◆ Objective:
For the entries below, copy exactly the line that contains "Reproduce this chart with Bokeh." through the line that contains "from bokeh.resources import INLINE", both ends included, and exclude all pictures.

◆ Record excerpts:

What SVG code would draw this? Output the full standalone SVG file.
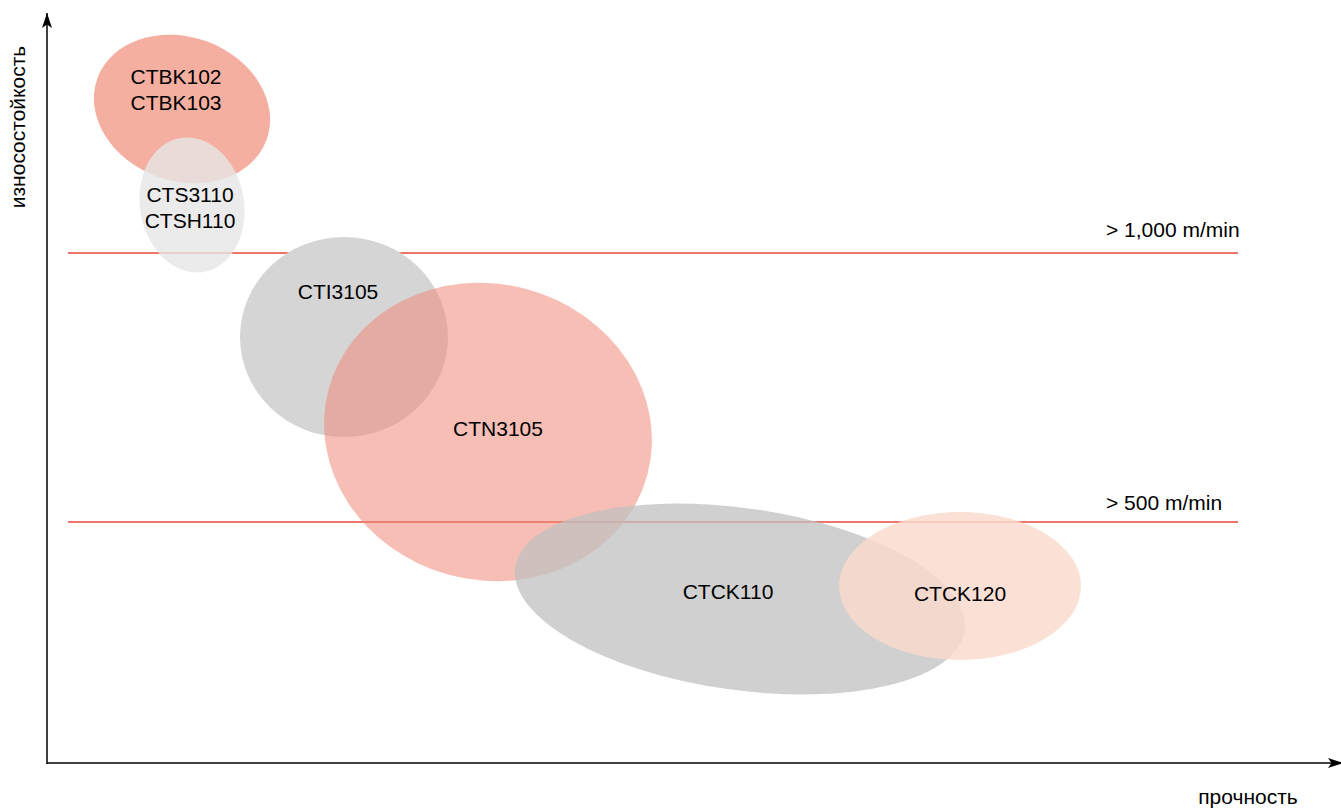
<svg xmlns="http://www.w3.org/2000/svg" width="1341" height="808" viewBox="0 0 1341 808">
<style>
text{font-family:"Liberation Sans",Arial,sans-serif;font-size:21px;fill:#000}
.c{text-anchor:middle}
.lim{stroke:#e8473a;stroke-width:1.5;fill:none}
.ax{stroke:#000;stroke-width:1.5;fill:none}
</style>
<defs>
<marker id="ah" markerWidth="17" markerHeight="12" refX="15" refY="5" orient="auto" markerUnits="userSpaceOnUse"><path d="M0,0 L15,5 L0,10 L3.5,5 Z" fill="#000"/></marker>
</defs>
<rect width="1341" height="808" fill="#fff"/>
<g id="connectors">
<line class="ax" x1="47" y1="764" x2="47" y2="13" marker-end="url(#ah)"/>
<line class="ax" x1="47" y1="763" x2="1343" y2="763" marker-end="url(#ah)"/>
<line class="lim" x1="68" y1="253" x2="1238" y2="253"/>
<line class="lim" x1="68" y1="522" x2="1238" y2="522"/>
</g>
<g id="ctbk"><ellipse cx="182" cy="109" rx="90" ry="72" transform="rotate(20 182 109)" fill="#f4afa1"/></g>
<g id="cts"><ellipse cx="192" cy="205" rx="52" ry="68" transform="rotate(-10 192 205)" fill="#e6e6e6" fill-opacity="0.8"/></g>
<g id="cti"><ellipse cx="344" cy="337" rx="104" ry="100" fill="#d5d5d5"/></g>
<g id="ctn"><ellipse cx="488" cy="432" rx="165" ry="148" transform="rotate(15 488 432)" fill="#ee8877" fill-opacity="0.55"/></g>
<g id="ctck110"><ellipse cx="740" cy="599" rx="227" ry="91" transform="rotate(8 740 599)" fill="#c0c0c0" fill-opacity="0.75"/></g>
<g id="ctck120"><ellipse cx="960" cy="586" rx="121" ry="74" fill="#fadacc" fill-opacity="0.83"/></g>
<g id="labels">
<text class="c" x="176" y="84">CTBK102</text>
<text class="c" x="176" y="110">CTBK103</text>
<text class="c" x="190" y="202">CTS3110</text>
<text class="c" x="190" y="228">CTSH110</text>
<text class="c" x="338" y="299">CTI3105</text>
<text class="c" x="498" y="436">CTN3105</text>
<text class="c" x="728" y="599">CTCK110</text>
<text class="c" x="960" y="601">CTCK120</text>
<text x="1106" y="237">&gt; 1,000 m/min</text>
<text x="1106" y="510">&gt; 500 m/min</text>
<text class="c" x="1248" y="804">прочность</text>
<text class="c" transform="translate(25 127) rotate(-90)">износостойкость</text>
</g>
</svg>
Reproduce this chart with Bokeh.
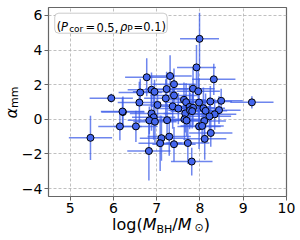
import numpy as np
from bokeh.plotting import figure
from bokeh.models import Range1d, FixedTicker, CustomJSTickFormatter, Label, BoxAnnotation, ColumnDataSource, Div
from bokeh.layouts import row, column
from bokeh.embed import file_html
from bokeh.resources import INLINE

# ---- data ----
log_mbh = [7.99, 7.92, 8.32, 6.77, 7.31, 7.40, 6.62, 6.88, 6.95, 7.23,
           7.84, 7.96, 7.40, 7.21, 5.95, 6.60, 7.02, 7.37, 7.50, 7.63,
           7.68, 7.76, 7.84, 7.98, 8.24, 8.49, 9.20, 8.08, 8.13, 8.44,
           8.34, 8.22, 6.22, 6.21, 6.88, 6.93, 6.83, 6.96, 7.24, 7.66,
           7.64, 7.69, 7.77, 8.10, 7.98, 8.05, 6.15, 6.52, 8.25, 8.11,
           7.29, 7.11, 7.08, 7.40, 7.72, 5.47, 6.82, 7.81, 7.82]
alpha_mm = [4.65, 3.00, 2.31, 2.43, 2.50, 2.03, 1.55, 1.71, 1.59, 1.75,
            1.77, 1.62, 1.38, 1.21, 1.22, 0.97, 0.83, 0.75, 0.62, 1.13,
            0.99, 0.72, 0.67, 0.97, 1.03, 1.07, 0.98, 0.64, 0.49, 0.53,
            0.29, 0.17, 0.42, 0.45, 0.34, 0.12, -0.06, -0.14, -0.05, 0.34,
            0.00, -0.07, 0.52, -0.10, -0.41, -0.38, -0.41, -0.41, -0.79, -1.13,
            -1.00, -1.09, -1.38, -1.44, -1.37, -1.07, -1.83, -2.44, 0.47]
log_mbh_err = [0.45, 0.45, 0.50, 0.50, 0.50, 0.50, 0.50, 0.55, 0.50, 0.50,
               0.50, 0.50, 0.55, 0.50, 0.50, 0.50, 0.50, 0.50, 0.50, 0.50,
               0.50, 0.50, 0.50, 0.50, 0.50, 0.50, 0.50, 0.50, 0.50, 0.50,
               0.50, 0.50, 0.50, 0.50, 0.50, 0.50, 0.50, 0.50, 0.50, 0.50,
               0.50, 0.50, 0.50, 0.50, 0.50, 0.50, 0.50, 0.50, 0.50, 0.50,
               0.50, 0.50, 0.50, 0.50, 0.50, 0.50, 0.50, 0.48, 0.50]
alpha_mm_err = [1.50, 1.30, 0.90, 1.10, 1.20, 0.90, 0.80, 1.00, 0.70, 1.00,
                1.20, 1.40, 0.90, 1.10, 0.25, 1.20, 0.80, 1.30, 0.90, 1.00,
                1.10, 1.30, 1.00, 1.40, 0.90, 0.70, 0.35, 1.20, 1.00, 0.80,
                0.90, 1.10, 0.90, 0.80, 1.00, 1.30, 0.80, 1.20, 0.90, 1.10,
                1.20, 0.90, 1.00, 1.20, 1.30, 1.00, 0.80, 0.90, 0.80, 1.20,
                1.10, 1.30, 1.60, 1.00, 1.20, 1.28, 1.70, 0.80, 1.00]
x_ticks = [5, 6, 7, 8, 9, 10]
y_ticks = [-4, -2, 0, 2, 4, 6]
x_lim = (4.5, 10.0)
y_lim = (-4.46, 6.46)

x = np.array(log_mbh)
y = np.array(alpha_mm)
xe = np.array(log_mbh_err)
ye = np.array(alpha_mm_err)
src = ColumnDataSource(dict(x=x, y=y, x0=x - xe, x1=x + xe, y0=y - ye, y1=y + ye))

# layout: [y-title | figure] over [x-title]; Bokeh's page has no body margin
YLAB_W = 18
W, H = 283, 218
XLAB_H = 22
p = figure(width=W, height=H, output_backend="svg", toolbar_location=None,
           x_range=Range1d(*x_lim), y_range=Range1d(*y_lim),
           min_border_left=27, min_border_right=15, min_border_top=7, min_border_bottom=22)
p.margin = 0
p.background_fill_color = "white"
p.border_fill_alpha = 0
p.outline_line_color = "#666666"
p.outline_line_width = 1.2

for ax in (p.xaxis[0], p.yaxis[0]):
    ax.axis_line_color = None
    ax.major_tick_line_color = "#666666"
    ax.major_tick_out = 4
    ax.major_tick_in = 0
    ax.minor_tick_line_color = None
    ax.major_label_text_font = "DejaVu Sans"
    ax.major_label_text_font_size = "14px"
    ax.major_label_text_color = "black"
p.xaxis[0].ticker = FixedTicker(ticks=x_ticks)
p.yaxis[0].ticker = FixedTicker(ticks=y_ticks)
p.xaxis[0].major_label_standoff = 2
p.yaxis[0].major_label_standoff = 2
fmt = CustomJSTickFormatter(code="return (tick < 0 ? '\\u2212' : '') + Math.abs(tick).toFixed(0);")
p.xaxis[0].formatter = fmt
p.yaxis[0].formatter = fmt

p.grid.grid_line_color = "#b0b0b0"
p.grid.grid_line_dash = "3 2"
p.grid.grid_line_width = 0.8

# error bars then markers
p.segment("x0", "y", "x1", "y", source=src, line_color="#3d5ee8", line_alpha=0.75, line_width=1.5)
p.segment("x", "y0", "x", "y1", source=src, line_color="#3d5ee8", line_alpha=0.75, line_width=1.5)
p.scatter("x", "y", source=src, size=7, fill_color="#4466ee", line_color="black", line_width=1)

# ---- helpers to place the composite (sub-scripted) annotation text ----
FRAME_L, FRAME_R, FRAME_T, FRAME_B = 45.0, 285.0, 7.0, 196.0
PXX = (FRAME_R - FRAME_L) / (x_lim[1] - x_lim[0])
PXY = (FRAME_B - FRAME_T) / (y_lim[1] - y_lim[0])
def sx(px):
    return x_lim[0] + (px - FRAME_L) / PXX
def sy(py):
    return y_lim[1] - (py - FRAME_T) / PXY

def piece(txt, px, py, size, style="normal"):
    p.add_layout(Label(x=sx(px), y=sy(py), text=txt, text_font="DejaVu Sans",
                       text_font_size=f"{size}px", text_font_style=style,
                       text_color="black", text_align="left", text_baseline="alphabetic"))

p.add_layout(BoxAnnotation(left=sx(51.3), right=sx(164.7), top=sy(12.7), bottom=sy(32.7),
                           fill_color="white", fill_alpha=1.0, line_color="#555555",
                           line_width=1, border_radius=4))
base, subb = 26.5, 28.5
piece("(", 53.2, base, 11.5)
piece("P", 57.5, base, 11.5, "italic")
piece("cor", 65.8, subb, 9)
piece("=", 82.3, base, 11.5)
piece("0.5,", 93.3, base, 11.5)
piece("\u03c1", 117.0, base, 11.5, "italic")
piece("P", 124.5, subb, 9)
piece("=", 130.6, base, 11.5)
piece("0.1)", 140.6, base, 11.5)

# ---- axis titles with real sub-scripts (HTML text) ----
ylab_html = ('<div style="position:relative;width:%dpx;height:%dpx;">'
             '<div style="position:absolute;left:-5px;top:93px;width:32px;height:19px;'
             'line-height:19px;transform:rotate(-90deg);white-space:nowrap;'
             'font-family:\'DejaVu Sans\';font-size:16px;color:black;text-align:left;">'
             '<i>&alpha;</i><span style="font-size:11px;position:relative;top:1px;">mm</span>'
             '</div></div>') % (YLAB_W, H + XLAB_H)
xlab_html = ('<div style="position:relative;width:%dpx;height:%dpx;">'
             '<div style="position:absolute;left:94px;top:0px;line-height:14px;white-space:nowrap;'
             'font-family:\'DejaVu Sans\';font-size:16px;color:black;">'
             'log(<i>M</i><span style="font-size:11px;position:relative;top:2.5px;">BH</span>/'
             '<i>M</i><span style="font-size:11px;position:relative;top:1px;margin-left:3px;">&#8857;</span>)'
             '</div></div>') % (W, XLAB_H)
ylab = Div(text=ylab_html, width=YLAB_W, height=H + XLAB_H, margin=0, styles={"overflow": "visible"})
xlab = Div(text=xlab_html, width=W, height=XLAB_H, margin=0, styles={"overflow": "visible"})

layout = row(ylab, column(p, xlab, spacing=0), spacing=0)

open("out.html", "w").write(file_html(layout, INLINE))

◆ Written solution:
Reproduce this chart with Bokeh.
import numpy as np
from bokeh.plotting import figure
from bokeh.models import Range1d, FixedTicker, CustomJSTickFormatter, Label, BoxAnnotation, ColumnDataSource, Div
from bokeh.layouts import row, column
from bokeh.embed import file_html
from bokeh.resources import INLINE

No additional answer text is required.